Prestack scalar reverse-time depth migration of 3D elastic seismic data

Abstract

Using two independent, 3D scalar reverse-time depth migrations, we migrate the reflected P- and S-waves in a prestack 3D, three-component (3-C), elastic seismic data volume generated with a P-wave source in a 3D model and recorded at the top of the model. Reflected P- and S-waves are extracted by divergence (a scalar) and curl (a 3-C vector) calculations, respectively, during shallow downward extrapolation of the elastic seismic data. The imaging time for the migrations of both the reflected P- and P-S converted waves at each point is the one-way P-wave traveltime from the source to that point.The divergence (the extracted P-waves) is reverse-time extrapolated using a finite-difference solution of the 3D scalar wave equation in a 3D P-velocity modeland is imaged to obtain the migrated P-image.
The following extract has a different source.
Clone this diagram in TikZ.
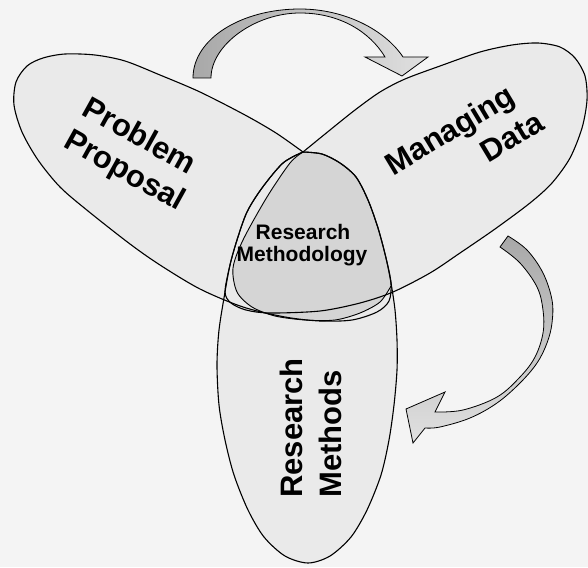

The curl (the extracted S-waves) is first converted into a scalar S-wavefield by taking the curl’s absolute value as the absolute value of the scalar S-wavefield and assigning a positive sign if the curl is counterclockwise relative to the source or a negative sign otherwise. This scalar S-wavefield is then reverse-time extrapolated using a finite-difference solution of the 3D scalar wave equation in a 3D S-velocity model, and it is imaged with the same one-way P-wave traveltime imaging condition as that used for the P-wave. This achieves S-wave polarity uniformity and ensures constructive S-wave interference between data from adjacent sources. The algorithm gives satisfactory results on synthetic examples for 3D laterally inhomogeneous models.